The commission, in its first high-profile vote last week, sided with more money in politics. In fact, the commissioners are going to be providing those dollars out of their own pockets.

The Ethics Commission voted 4-2 against a ban on members giving campaign donations to the same politicians they are supposed to police.

We already knew that most of the commissioners would be loyal to the top lawmakers who appointed them to the commission. The weak and politically connected commission replaced the much stronger and nonpartisan Government Accountability Board on June 30.

But by allowing commissioners to donate to political campaigns, the new commission is further harming its public image. It isn’t even trying to appear fair and impartial when enforcing ethics, lobbying and campaign finance laws.

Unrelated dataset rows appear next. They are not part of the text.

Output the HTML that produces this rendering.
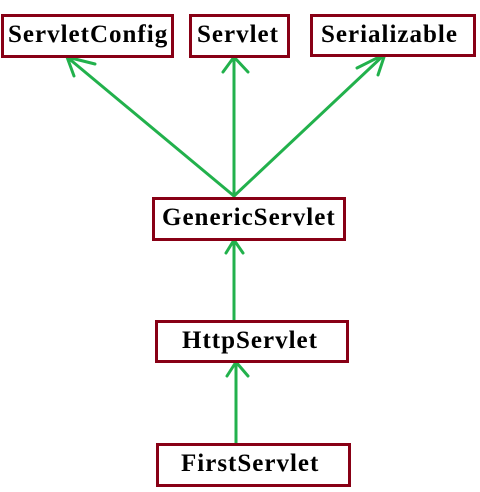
<!DOCTYPE html>
<html><head><style>
body{margin:0;width:480px;height:492px;background:#fff;position:relative;overflow:hidden}
.b{position:absolute;box-sizing:border-box;border:3px solid #880015;background:#fff;font-family:"Liberation Serif",serif;font-weight:bold;font-size:25px;letter-spacing:1px;line-height:36px;color:#000;white-space:nowrap}
svg{position:absolute;left:0;top:0}
</style></head><body>
<svg width="480" height="492"><g stroke="#22b14c" stroke-width="3" fill="none" stroke-linecap="round" stroke-linejoin="round">
<path d="M234 196 L67 57 M74 76 L67 57 L95 64"/>
<path d="M234 196 L234 57 M223 72 L234 57 L248 72"/>
<path d="M234 196 L385 54 M357 68 L385 54 L378 75"/>
<path d="M234 320 L234 240 M226 253 L234 240 L243 253"/>
<path d="M236 443 L236 362 M227 376 L236 362 L248 376"/>
</g></svg>
<div class="b" style="left:1px;top:14px;width:173px;height:44px;padding-left:4px">ServletConfig</div>
<div class="b" style="left:189px;top:14px;width:101px;height:44px;padding-left:5px">Servlet</div>
<div class="b" style="left:310px;top:14px;width:166px;height:43px;padding-left:8px">Serializable</div>
<div class="b" style="left:152px;top:197px;width:194px;height:44px;padding-left:7px">GenericServlet</div>
<div class="b" style="left:155px;top:320px;width:194px;height:43px;padding-left:24px">HttpServlet</div>
<div class="b" style="left:156px;top:443px;width:195px;height:44px;padding-left:22px">FirstServlet</div>
</body></html>
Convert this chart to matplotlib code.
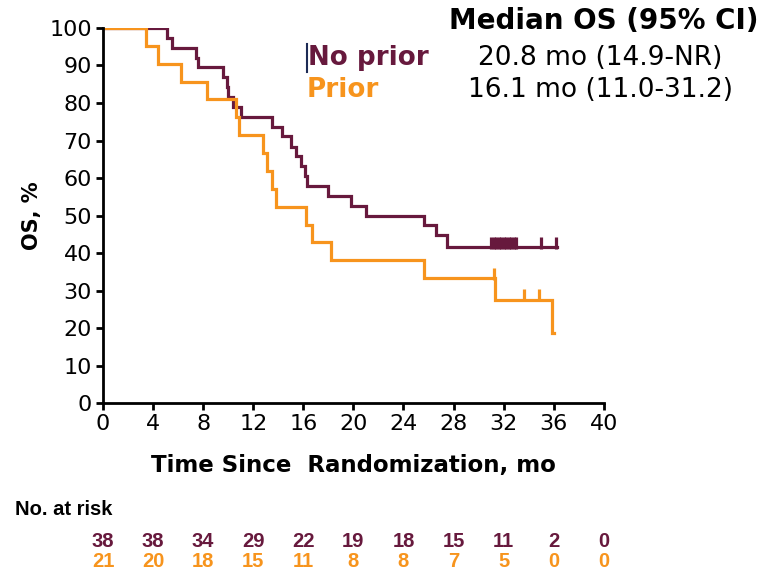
import matplotlib.pyplot as plt
from matplotlib.lines import Line2D
from matplotlib.transforms import blended_transform_factory

plt.rcParams['font.family'] = ['DejaVu Sans']

maroon = '#67193d'
orange = '#f7941d'

# No prior arm (KM steps)
np_t = [0, 5.1, 5.5, 7.4, 7.6, 9.6, 9.9, 10.0, 10.4, 11.0, 13.5, 14.3, 15.0, 15.4,
        15.8, 16.1, 16.3, 18.0, 19.8, 21.0, 25.6, 26.6, 27.5, 36.3]
np_s = [100, 97.4, 94.7, 92.1, 89.5, 86.8, 84.2, 81.6, 78.9, 76.3, 73.7, 71.1, 68.4, 65.8,
        63.2, 60.5, 57.9, 55.3, 52.6, 50.0, 47.4, 44.7, 41.5, 41.5]
np_cens = [31.0, 31.2, 31.4, 31.6, 31.8, 32.0, 32.2, 32.4, 32.6, 32.8, 33.0, 35.0, 36.2]

# Prior arm
pr_t = [0, 3.4, 4.4, 6.2, 8.3, 10.6, 10.9, 12.8, 13.1, 13.5, 13.8, 16.2, 16.7, 18.2,
        25.6, 31.3, 35.9, 36.0]
pr_s = [100, 95.2, 90.5, 85.7, 81.0, 76.2, 71.4, 66.7, 61.9, 57.1, 52.4, 47.6, 42.9, 38.1,
        33.3, 27.5, 18.7, 18.7]
pr_cens = [31.2, 33.6, 34.8]

ticks_x = [0, 4, 8, 12, 16, 20, 24, 28, 32, 36, 40]
risk_np = [38, 38, 34, 29, 22, 19, 18, 15, 11, 2, 0]
risk_pr = [21, 20, 18, 15, 11, 8, 8, 7, 5, 0, 0]

fig = plt.figure(figsize=(7.6, 5.71), dpi=100)
ax = fig.add_axes([0.1355, 0.294, 0.659, 0.657])

ax.step(np_t, np_s, where='post', color=maroon, lw=2.3, solid_joinstyle='miter')
ax.step(pr_t, pr_s, where='post', color=orange, lw=2.3, solid_joinstyle='miter')

def level(ts, ss, x):
    v = ss[0]
    for t, s in zip(ts, ss):
        if t <= x:
            v = s
    return v

ax.plot(np_cens, [level(np_t, np_s, c) + 1.2 for c in np_cens], ls='none',
        marker='|', ms=9, mew=2.3, color=maroon)
ax.plot(pr_cens, [level(pr_t, pr_s, c - 0.05) + 1.2 for c in pr_cens], ls='none',
        marker='|', ms=9, mew=2.3, color=orange)

ax.set_xlim(0, 40)
ax.set_ylim(0, 100)
ax.set_xticks(ticks_x)
ax.set_yticks(range(0, 101, 10))
ax.spines['top'].set_visible(False)
ax.spines['right'].set_visible(False)
for s in ['left', 'bottom']:
    ax.spines[s].set_linewidth(2)
ax.tick_params(width=2, length=5, labelsize=16, pad=3)
ax.set_xlabel('Time Since  Randomization, mo', fontsize=16.5, fontweight='bold', labelpad=14)
ax.set_ylabel('OS, %', fontsize=15, fontweight='bold', labelpad=5)

# legend / medians
fig.text(0.795, 0.963, 'Median OS (95% CI)', ha='center', va='center',
         fontsize=20, fontweight='bold')
fig.text(0.79, 0.898, '20.8 mo (14.9-NR)', ha='center', va='center', fontsize=19)
fig.text(0.79, 0.843, '16.1 mo (11.0-31.2)', ha='center', va='center', fontsize=19)
# small cursor-like bar in front of the "No prior" label
fig.add_artist(Line2D([0.404, 0.404], [0.874, 0.923], color='#1d2b55', lw=1.5,
                      transform=fig.transFigure))
fig.text(0.405, 0.898, 'No prior', ha='left', va='center', fontsize=18.8,
         fontweight='bold', color=maroon)
fig.text(0.403, 0.843, 'Prior', ha='left', va='center', fontsize=18.8,
         fontweight='bold', color=orange)

# risk table
narrow = ['Liberation Sans Narrow', 'Liberation Sans']
tr = blended_transform_factory(ax.transData, fig.transFigure)
fig.text(0.02, 0.107, 'No. at risk', ha='left', va='center', fontsize=14.5,
         fontweight='bold', family=narrow)
for x, a, b in zip(ticks_x, risk_np, risk_pr):
    ax.text(x, 0.052, str(a), transform=tr, ha='center', va='center', fontsize=14.5,
            fontweight='bold', color=maroon, clip_on=False, family=narrow)
    ax.text(x, 0.017, str(b), transform=tr, ha='center', va='center', fontsize=14.5,
            fontweight='bold', color=orange, clip_on=False, family=narrow)

fig.savefig('out.png', dpi=100)
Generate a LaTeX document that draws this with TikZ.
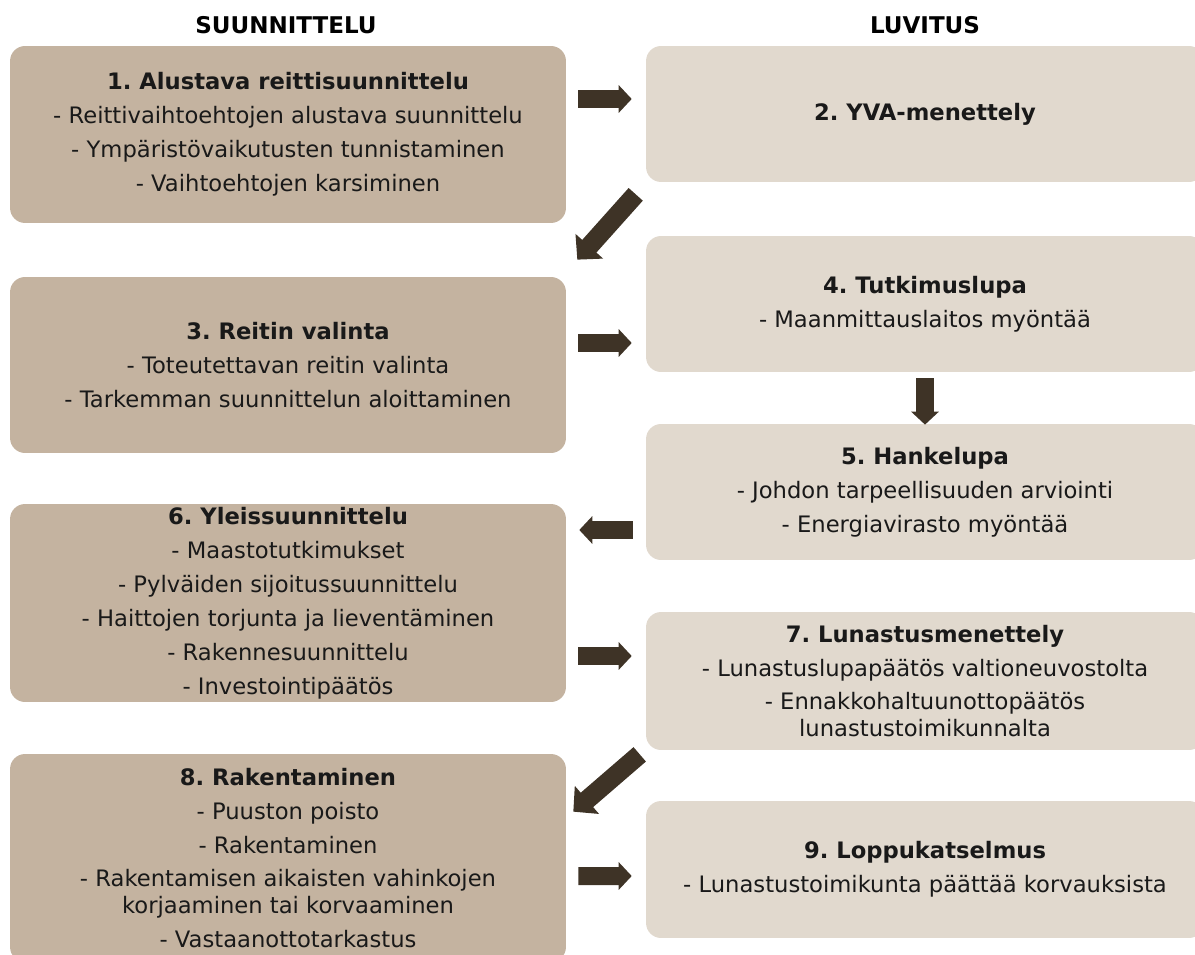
\documentclass[tikz,border=0pt]{standalone}
\usepackage{fontspec}
\setmainfont{DejaVu Sans}
\usetikzlibrary{arrows.meta,calc}
\definecolor{planbox}{HTML}{C4B3A0}
\definecolor{permitbox}{HTML}{E1D9CE}
\definecolor{arrowbrown}{HTML}{3E3326}
\frenchspacing

\begin{document}
\begin{tikzpicture}[x=0.02cm, y=-0.02cm,
	every box/.style={rounded corners=0.3cm, align=center, inner sep=0pt, text=black!90, font=\fontsize{12.9}{15.3}\selectfont},
	plan box/.style={every box, fill=planbox, minimum width=11.12cm},
	permit box/.style={every box, fill=permitbox, minimum width=11.16cm, minimum height=2.72cm},
	step arrow/.style={draw=arrowbrown, line width=0.36cm, -{Triangle[length=0.26cm, width=0.54cm]}},
	turn arrow/.style={draw=arrowbrown, line width=0.38cm, -{Triangle[length=0.36cm, width=0.72cm]}},
	column title/.style={font=\fontsize{13.1}{15}\selectfont\bfseries}]
		
		\useasboundingbox (0,0) rectangle (1195,955);
		\clip (0,0) rectangle (1195,955);
		
		\node [column title] (title-plan) at (286,25) {SUUNNITTELU};
		\node [column title] (title-permit) at (925,25) {LUVITUS};
		
		% suunnittelu
		\node [plan box, minimum height=3.54cm] (plan-1) at (288,134.5)
		{\textbf{1. Alustava reittisuunnittelu}\\[4pt]
			- Reittivaihtoehtojen alustava suunnittelu\\[4pt]
			- Ympäristövaikutusten tunnistaminen\\[4pt]
			- Vaihtoehtojen karsiminen};
		\node [plan box, minimum height=3.52cm] (plan-3) at (288,365)
		{\textbf{3. Reitin valinta}\\[4pt]
			- Toteutettavan reitin valinta\\[4pt]
			- Tarkemman suunnittelun aloittaminen};
		\node [plan box, minimum height=3.96cm] (plan-6) at (288,603)
		{\textbf{6. Yleissuunnittelu}\\[4pt]
			- Maastotutkimukset\\[4pt]
			- Pylväiden sijoitussuunnittelu\\[4pt]
			- Haittojen torjunta ja lieventäminen\\[4pt]
			- Rakennesuunnittelu\\[4pt]
			- Investointipäätös};
		\node [plan box, minimum height=4.16cm] (plan-8) at (288,858)
		{\textbf{8. Rakentaminen}\\[4pt]
			- Puuston poisto\\[4pt]
			- Rakentaminen\\[4pt]
			- Rakentamisen aikaisten vahinkojen\\
			korjaaminen tai korvaaminen\\[4pt]
			- Vastaanottotarkastus};
		
		% luvitus
		\node [permit box] (permit-2) at (925,114)
		{\textbf{2. YVA-menettely}};
		\node [permit box] (permit-4) at (925,304)
		{\textbf{4. Tutkimuslupa}\\[4pt]
			- Maanmittauslaitos myöntää};
		\node [permit box] (permit-5) at (925,492)
		{\textbf{5. Hankelupa}\\[4pt]
			- Johdon tarpeellisuuden arviointi\\[4pt]
			- Energiavirasto myöntää};
		\node [permit box, minimum height=2.76cm] (permit-7) at (925,681)
		{\textbf{7. Lunastusmenettely}\\[4pt]
			- Lunastuslupapäätös valtioneuvostolta\\[4pt]
			- Ennakkohaltuunottopäätös\\
			lunastustoimikunnalta};
		\node [permit box, minimum height=2.74cm] (permit-9) at (925,869.5)
		{\textbf{9. Loppukatselmus}\\[4pt]
			- Lunastustoimikunta päättää korvauksista};
		
		\draw [step arrow] ($(plan-1.east)+(12,-35.5)$) -- ($(permit-2.west)+(-14,-15)$);
		\draw [turn arrow] ($(permit-2.south west)+(-10,12)$) -- ($(plan-3.north east)+(11,-17)$);
		\draw [step arrow] ($(plan-3.east)+(12,-22)$) -- ($(permit-4.west)+(-14,39)$);
		\draw [step arrow] ($(permit-4.south)+(0,6)$) -- ($(permit-5.north)+(0,1)$);
		\draw [step arrow] ($(permit-5.west)+(-13,38)$) -- ($(plan-6.east)+(13,-73)$);
		\draw [step arrow] ($(plan-6.east)+(12,53)$) -- ($(permit-7.west)+(-14,-25)$);
		\draw [turn arrow] ($(permit-7.south west)+(-6,4)$) -- ($(plan-8.north east)+(7,58)$);
		\draw [step arrow] ($(plan-8.east)+(12,18)$) -- ($(permit-9.west)+(-14,6.5)$);

		\end{tikzpicture}
\end{document}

Credit commissioner Pat Strachota, a former Republican Assembly majority leader, for getting it right. She favored a ban on campaign donations along with commissioner Robert Kinney, a Democrat and former Oneida County circuit judge.

State law forbids staff members for the Ethics Commission from donating to political candidates and causes. The retired judges who sat on the former Government Accountability Board also refrained from giving money to politicians.

Similarly, sitting judges and judicial candidates are barred from making or soliciting contributions in support of a political party’s causes or candidates.

So Strachota assumed a similar rule would apply to her as a commissioner in charge of overseeing the ethical behavior of candidates.

That makes good sense. And Kinney agreed.

“We have, right now, people claiming that elections are rigged,” Kinney said. “We don’t want to create a situation where there’s less confidence in government, less confidence in fairness, less confidence in nonpartisanship.”

Unfortunately, that already happened when the Republican-run Legislature disbanded an independent GAB in late June. The GAB had been carefully insulated from partisan politics and had the power to launch investigations without lawmakers’ approval.

The much weaker Ethics Commission is appointed by and serves at the pleasure of top politicians and the governor. To investigate lawmakers, it has to ask potentially the very same lawmakers for money to fund the probe — a glaring impediment to accountability.

Nonetheless, Strachota and Kinney were right to try to reassure the public that the new Ethics Commission deserves a chance to show it can be fair and deserving of public confidence. Banning political donations would have been a good way to start to show its members would at least try to settle disputes in an even-handed way.

Instead, a majority of the Ethics Commission — including Peg Lautenschlager (fined a decade ago for ethical lapses after driving drunk in a state vehicle), Mac Davis, Katie McCallum and David Halbrooks — decided they can be as political and biased as they want.

It’s a sad beginning for a panel that’s supposed to rise above politics to promote the public good.